Rows from a dataset of charts and code:
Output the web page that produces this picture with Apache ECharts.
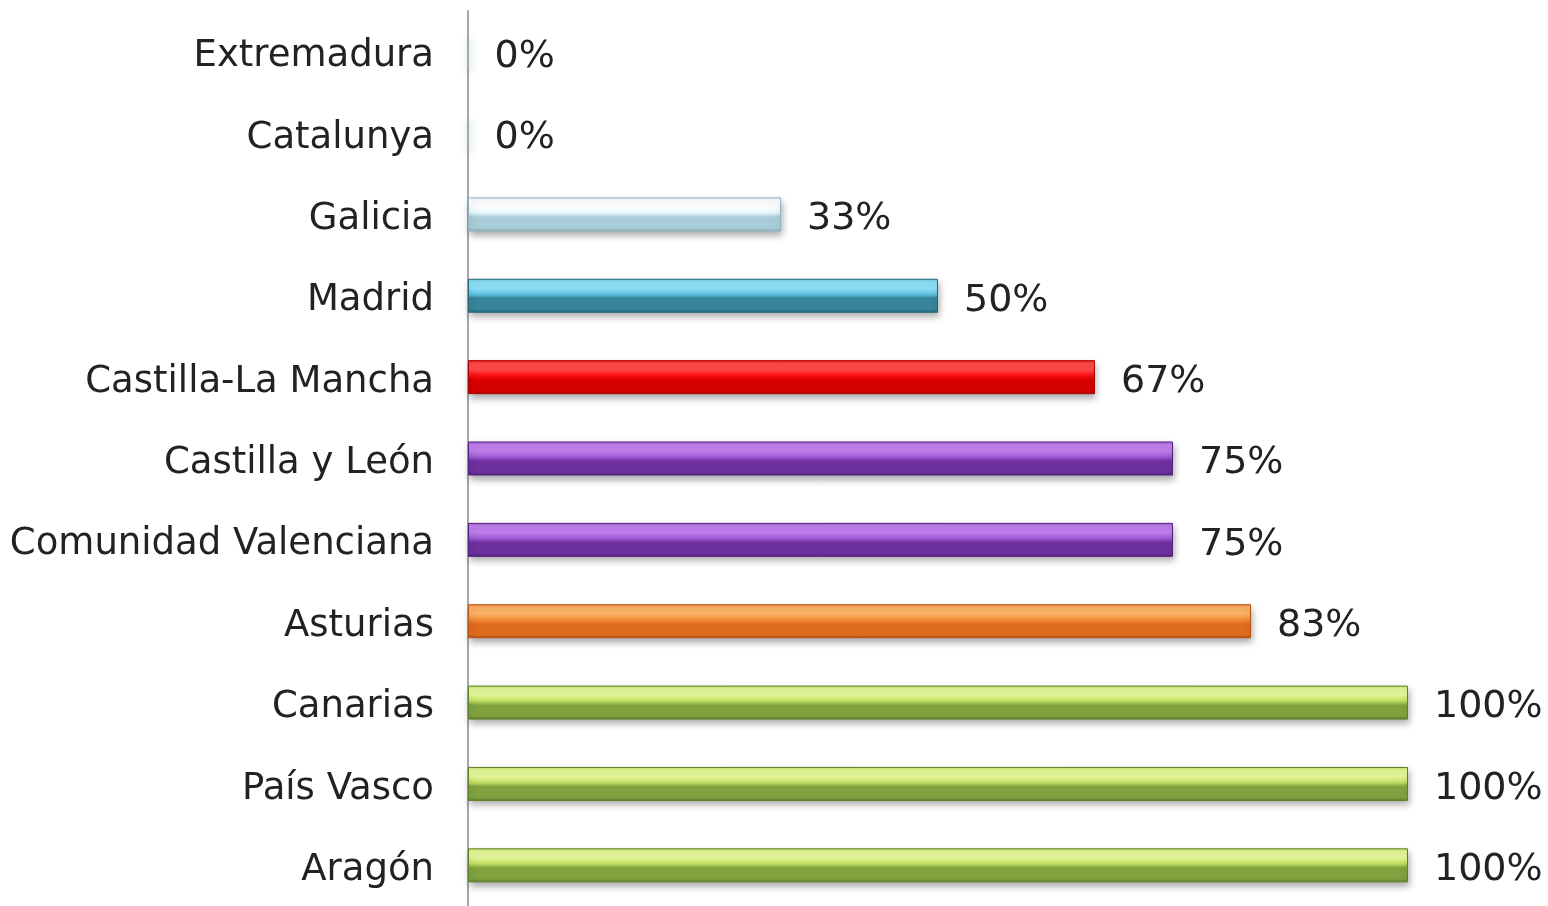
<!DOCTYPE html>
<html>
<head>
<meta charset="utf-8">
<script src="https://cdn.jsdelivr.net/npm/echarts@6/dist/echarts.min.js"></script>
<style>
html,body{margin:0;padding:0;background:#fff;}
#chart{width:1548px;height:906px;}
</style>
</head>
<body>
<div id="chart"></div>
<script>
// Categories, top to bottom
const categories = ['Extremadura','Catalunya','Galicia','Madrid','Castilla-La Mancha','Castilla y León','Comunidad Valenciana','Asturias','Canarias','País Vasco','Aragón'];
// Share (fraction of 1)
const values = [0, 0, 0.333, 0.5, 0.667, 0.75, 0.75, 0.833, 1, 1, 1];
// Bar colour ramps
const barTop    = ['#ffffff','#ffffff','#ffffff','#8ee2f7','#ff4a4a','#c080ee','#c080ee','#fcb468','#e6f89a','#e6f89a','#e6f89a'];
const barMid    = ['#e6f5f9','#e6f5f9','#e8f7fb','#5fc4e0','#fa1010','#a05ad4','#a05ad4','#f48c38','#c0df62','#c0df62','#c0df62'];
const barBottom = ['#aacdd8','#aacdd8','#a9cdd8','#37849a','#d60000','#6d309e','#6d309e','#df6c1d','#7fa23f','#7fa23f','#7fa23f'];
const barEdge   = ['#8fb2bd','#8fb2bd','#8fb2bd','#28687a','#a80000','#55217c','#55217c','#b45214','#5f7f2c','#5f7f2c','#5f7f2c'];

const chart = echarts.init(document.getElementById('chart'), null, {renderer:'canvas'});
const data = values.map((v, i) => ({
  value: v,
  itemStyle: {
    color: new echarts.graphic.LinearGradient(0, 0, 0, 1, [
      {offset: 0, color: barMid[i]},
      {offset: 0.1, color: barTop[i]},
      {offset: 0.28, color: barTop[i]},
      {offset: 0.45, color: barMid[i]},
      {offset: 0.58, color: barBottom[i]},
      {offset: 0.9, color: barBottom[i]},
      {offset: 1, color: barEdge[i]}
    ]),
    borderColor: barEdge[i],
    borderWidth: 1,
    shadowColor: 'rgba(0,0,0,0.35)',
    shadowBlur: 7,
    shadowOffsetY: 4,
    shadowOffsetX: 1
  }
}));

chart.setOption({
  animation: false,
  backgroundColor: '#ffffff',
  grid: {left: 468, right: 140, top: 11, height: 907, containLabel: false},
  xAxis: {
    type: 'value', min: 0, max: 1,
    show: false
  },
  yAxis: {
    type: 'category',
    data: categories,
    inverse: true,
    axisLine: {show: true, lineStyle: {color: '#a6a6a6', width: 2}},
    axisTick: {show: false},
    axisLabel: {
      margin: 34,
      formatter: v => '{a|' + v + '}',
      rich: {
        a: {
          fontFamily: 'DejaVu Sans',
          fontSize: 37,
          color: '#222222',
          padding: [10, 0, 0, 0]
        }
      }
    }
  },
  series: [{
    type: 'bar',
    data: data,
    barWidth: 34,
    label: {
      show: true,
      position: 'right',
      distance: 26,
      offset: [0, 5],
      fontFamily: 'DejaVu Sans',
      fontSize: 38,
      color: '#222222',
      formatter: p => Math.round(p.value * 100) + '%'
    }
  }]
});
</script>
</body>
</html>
==
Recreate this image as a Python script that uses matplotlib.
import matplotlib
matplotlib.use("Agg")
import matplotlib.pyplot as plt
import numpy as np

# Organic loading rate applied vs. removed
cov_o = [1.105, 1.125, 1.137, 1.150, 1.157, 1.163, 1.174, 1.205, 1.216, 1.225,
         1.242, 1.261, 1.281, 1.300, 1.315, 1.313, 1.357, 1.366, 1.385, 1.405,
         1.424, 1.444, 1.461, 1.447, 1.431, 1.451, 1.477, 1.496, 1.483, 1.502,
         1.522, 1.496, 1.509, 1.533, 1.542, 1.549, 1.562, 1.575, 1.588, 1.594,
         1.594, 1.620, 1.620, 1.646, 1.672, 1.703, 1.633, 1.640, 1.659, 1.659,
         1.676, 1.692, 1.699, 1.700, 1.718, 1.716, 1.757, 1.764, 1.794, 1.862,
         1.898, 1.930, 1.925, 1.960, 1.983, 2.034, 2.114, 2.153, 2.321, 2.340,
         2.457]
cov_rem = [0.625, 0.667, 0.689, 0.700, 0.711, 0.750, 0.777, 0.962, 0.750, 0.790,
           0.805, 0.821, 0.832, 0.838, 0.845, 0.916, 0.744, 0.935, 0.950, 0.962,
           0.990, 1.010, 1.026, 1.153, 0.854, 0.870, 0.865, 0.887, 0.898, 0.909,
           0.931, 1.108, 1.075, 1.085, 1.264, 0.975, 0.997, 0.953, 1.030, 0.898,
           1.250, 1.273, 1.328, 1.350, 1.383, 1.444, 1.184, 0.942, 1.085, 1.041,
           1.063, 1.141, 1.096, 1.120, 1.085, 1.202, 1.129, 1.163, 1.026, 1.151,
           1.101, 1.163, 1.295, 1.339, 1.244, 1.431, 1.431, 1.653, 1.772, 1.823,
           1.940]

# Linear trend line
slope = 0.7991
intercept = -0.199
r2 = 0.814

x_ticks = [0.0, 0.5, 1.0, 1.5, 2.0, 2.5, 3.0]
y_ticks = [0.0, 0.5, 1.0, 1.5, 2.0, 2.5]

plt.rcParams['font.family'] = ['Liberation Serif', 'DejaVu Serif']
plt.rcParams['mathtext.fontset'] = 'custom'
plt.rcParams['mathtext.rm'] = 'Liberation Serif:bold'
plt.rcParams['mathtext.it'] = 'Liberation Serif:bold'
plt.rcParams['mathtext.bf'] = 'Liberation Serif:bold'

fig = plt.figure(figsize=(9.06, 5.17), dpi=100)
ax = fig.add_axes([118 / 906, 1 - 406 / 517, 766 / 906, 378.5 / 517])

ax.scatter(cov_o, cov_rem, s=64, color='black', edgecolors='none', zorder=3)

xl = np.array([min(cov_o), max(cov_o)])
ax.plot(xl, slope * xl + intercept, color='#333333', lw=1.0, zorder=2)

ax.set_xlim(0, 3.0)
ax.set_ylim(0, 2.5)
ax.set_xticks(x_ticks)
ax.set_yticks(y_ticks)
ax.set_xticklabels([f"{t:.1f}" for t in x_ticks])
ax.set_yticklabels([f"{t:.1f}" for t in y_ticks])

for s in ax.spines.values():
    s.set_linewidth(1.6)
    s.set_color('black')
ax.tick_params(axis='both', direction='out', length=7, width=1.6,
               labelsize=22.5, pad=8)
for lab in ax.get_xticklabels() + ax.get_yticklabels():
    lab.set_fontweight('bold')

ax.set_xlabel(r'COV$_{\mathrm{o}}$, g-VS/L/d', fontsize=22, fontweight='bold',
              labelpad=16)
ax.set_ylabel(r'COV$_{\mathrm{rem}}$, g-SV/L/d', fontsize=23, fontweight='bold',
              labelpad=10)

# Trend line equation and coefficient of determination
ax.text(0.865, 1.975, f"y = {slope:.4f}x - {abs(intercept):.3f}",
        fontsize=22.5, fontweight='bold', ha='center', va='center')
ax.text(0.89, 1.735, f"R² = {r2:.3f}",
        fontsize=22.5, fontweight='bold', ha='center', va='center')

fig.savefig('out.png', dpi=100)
--
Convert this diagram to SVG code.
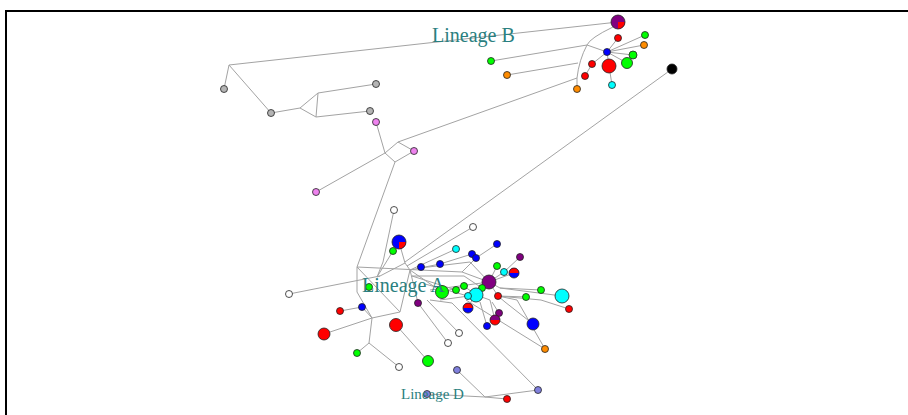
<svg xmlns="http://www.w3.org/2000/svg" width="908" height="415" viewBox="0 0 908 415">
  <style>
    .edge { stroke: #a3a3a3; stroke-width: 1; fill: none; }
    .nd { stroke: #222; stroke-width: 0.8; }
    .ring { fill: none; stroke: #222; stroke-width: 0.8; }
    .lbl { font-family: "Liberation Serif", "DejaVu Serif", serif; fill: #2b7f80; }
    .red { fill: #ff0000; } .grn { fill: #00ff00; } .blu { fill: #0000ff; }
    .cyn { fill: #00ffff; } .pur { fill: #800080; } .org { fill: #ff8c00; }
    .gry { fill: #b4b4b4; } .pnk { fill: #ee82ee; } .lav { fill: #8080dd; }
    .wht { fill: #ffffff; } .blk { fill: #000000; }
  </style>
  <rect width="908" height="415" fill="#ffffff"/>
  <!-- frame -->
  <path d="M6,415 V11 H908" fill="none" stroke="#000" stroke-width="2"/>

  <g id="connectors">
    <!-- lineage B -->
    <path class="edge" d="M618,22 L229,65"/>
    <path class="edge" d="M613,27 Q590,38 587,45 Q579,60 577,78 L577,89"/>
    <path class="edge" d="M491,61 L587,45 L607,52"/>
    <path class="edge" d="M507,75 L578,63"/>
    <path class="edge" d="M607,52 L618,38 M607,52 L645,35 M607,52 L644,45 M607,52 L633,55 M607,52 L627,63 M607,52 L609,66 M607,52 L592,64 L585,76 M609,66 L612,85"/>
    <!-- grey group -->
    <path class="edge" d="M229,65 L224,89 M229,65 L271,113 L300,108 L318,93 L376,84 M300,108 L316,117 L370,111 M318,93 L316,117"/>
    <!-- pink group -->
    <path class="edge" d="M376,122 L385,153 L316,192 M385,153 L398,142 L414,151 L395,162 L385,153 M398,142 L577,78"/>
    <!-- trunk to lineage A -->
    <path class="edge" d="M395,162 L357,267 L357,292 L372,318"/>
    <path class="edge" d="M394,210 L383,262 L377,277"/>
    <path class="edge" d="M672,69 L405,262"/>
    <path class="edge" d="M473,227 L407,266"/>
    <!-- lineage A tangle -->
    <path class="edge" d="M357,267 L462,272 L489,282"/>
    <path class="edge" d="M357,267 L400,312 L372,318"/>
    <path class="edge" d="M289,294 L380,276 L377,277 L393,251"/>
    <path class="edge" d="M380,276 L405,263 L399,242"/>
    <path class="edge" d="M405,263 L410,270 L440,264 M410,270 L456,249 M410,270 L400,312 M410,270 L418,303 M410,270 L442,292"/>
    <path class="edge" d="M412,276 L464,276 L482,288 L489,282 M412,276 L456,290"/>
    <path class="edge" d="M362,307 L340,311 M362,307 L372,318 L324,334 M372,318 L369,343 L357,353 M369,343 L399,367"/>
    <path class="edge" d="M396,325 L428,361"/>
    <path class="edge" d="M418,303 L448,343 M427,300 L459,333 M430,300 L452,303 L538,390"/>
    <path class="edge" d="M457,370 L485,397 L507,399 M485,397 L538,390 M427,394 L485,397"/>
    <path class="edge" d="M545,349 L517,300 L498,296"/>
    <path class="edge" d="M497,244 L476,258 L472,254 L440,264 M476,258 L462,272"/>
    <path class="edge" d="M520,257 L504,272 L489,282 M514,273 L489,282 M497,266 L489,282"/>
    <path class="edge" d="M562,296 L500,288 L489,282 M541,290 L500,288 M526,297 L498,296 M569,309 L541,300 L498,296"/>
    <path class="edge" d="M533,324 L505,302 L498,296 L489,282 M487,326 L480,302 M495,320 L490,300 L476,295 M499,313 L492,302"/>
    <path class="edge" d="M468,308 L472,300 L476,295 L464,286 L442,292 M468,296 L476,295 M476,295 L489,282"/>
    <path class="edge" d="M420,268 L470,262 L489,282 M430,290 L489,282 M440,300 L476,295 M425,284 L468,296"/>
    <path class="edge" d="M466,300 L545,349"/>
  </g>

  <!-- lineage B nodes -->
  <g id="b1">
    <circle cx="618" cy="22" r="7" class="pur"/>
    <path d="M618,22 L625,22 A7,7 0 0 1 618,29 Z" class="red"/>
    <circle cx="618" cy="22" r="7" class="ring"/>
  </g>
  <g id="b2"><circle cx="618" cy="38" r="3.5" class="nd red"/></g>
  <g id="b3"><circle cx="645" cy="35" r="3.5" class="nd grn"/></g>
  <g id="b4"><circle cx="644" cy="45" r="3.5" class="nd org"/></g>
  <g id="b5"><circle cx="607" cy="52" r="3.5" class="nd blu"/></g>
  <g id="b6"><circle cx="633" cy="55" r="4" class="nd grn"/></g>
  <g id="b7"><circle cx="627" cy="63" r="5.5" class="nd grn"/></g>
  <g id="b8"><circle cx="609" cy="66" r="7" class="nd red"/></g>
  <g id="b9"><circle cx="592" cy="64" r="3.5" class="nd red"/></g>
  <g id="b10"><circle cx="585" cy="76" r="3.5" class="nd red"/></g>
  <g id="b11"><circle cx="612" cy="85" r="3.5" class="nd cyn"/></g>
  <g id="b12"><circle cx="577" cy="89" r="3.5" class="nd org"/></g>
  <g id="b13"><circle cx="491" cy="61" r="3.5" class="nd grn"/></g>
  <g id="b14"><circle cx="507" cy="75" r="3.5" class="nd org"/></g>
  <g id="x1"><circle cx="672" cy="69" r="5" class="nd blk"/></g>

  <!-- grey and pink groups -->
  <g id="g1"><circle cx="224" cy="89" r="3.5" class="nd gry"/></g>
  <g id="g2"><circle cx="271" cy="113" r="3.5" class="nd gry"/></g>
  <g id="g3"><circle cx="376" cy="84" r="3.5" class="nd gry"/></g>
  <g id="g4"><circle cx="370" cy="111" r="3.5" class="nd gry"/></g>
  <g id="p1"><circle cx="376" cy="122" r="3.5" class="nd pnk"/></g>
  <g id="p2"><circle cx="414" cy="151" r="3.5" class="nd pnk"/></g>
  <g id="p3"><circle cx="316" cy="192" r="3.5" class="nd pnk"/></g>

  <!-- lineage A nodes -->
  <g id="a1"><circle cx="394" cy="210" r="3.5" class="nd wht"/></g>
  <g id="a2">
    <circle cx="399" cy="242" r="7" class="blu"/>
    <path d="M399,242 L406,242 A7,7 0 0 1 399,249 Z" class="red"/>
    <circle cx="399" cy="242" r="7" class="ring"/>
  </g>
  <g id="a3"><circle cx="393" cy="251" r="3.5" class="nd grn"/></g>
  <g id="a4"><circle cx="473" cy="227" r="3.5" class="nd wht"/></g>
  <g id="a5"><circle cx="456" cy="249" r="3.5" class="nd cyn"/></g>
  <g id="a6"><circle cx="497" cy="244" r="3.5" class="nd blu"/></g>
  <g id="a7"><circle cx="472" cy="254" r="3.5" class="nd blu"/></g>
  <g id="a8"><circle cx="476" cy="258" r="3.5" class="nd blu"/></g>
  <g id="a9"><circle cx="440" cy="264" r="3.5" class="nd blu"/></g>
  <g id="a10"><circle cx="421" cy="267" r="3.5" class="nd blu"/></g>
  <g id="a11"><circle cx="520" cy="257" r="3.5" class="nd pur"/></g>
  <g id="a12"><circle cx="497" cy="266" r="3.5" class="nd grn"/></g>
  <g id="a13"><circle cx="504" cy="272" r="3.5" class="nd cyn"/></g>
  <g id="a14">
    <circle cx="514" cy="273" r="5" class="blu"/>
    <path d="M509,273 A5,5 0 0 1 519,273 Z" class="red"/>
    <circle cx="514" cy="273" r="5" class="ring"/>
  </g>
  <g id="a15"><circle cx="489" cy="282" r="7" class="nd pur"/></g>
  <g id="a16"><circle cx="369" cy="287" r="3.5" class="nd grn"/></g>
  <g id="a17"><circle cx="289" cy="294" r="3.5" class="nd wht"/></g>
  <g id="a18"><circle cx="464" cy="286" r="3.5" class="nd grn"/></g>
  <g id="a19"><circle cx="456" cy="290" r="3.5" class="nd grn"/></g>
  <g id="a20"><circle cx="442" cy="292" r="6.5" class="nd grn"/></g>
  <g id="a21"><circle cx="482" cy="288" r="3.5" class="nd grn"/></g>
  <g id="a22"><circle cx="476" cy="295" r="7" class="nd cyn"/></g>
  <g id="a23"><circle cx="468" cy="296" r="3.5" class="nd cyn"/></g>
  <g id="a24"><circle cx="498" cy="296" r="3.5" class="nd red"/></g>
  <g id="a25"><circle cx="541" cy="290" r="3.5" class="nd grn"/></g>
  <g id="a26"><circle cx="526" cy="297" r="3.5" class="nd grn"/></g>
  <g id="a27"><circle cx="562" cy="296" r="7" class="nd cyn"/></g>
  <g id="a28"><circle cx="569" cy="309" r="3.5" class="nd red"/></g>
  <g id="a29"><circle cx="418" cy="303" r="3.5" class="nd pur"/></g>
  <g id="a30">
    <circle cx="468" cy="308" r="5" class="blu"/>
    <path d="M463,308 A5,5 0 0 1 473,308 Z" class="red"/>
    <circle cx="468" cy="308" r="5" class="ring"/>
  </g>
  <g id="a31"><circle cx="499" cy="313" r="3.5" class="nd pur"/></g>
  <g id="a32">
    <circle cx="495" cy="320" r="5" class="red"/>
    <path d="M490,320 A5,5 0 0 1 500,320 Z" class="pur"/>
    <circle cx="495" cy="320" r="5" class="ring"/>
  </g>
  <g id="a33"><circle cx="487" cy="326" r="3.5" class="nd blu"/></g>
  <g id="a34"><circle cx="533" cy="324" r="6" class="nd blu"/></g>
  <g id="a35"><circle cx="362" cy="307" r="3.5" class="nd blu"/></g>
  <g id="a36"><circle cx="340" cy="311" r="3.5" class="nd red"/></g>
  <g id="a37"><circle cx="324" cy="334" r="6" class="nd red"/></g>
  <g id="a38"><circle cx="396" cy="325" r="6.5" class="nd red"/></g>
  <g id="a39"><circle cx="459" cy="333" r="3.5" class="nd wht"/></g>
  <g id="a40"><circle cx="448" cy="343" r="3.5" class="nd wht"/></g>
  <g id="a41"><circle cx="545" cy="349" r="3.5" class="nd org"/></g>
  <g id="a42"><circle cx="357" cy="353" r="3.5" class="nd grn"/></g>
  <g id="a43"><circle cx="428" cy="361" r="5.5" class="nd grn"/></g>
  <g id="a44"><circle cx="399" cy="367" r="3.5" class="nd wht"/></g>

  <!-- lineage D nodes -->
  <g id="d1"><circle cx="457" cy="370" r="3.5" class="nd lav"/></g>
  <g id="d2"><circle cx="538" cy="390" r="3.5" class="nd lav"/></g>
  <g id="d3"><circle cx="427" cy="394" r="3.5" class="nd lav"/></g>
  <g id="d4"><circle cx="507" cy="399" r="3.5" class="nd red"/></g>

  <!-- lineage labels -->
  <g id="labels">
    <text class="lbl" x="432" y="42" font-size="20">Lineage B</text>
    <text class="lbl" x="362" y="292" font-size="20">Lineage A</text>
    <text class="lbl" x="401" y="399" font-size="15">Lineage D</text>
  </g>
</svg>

| EXERCISE INSTRUCTIONS |
Read through the entries and copy each line in which "that" appears.

| EXERCISE ANSWER |
Output the web page that produces this picture with Apache ECharts.
Recreate this image as a Python script that uses matplotlib.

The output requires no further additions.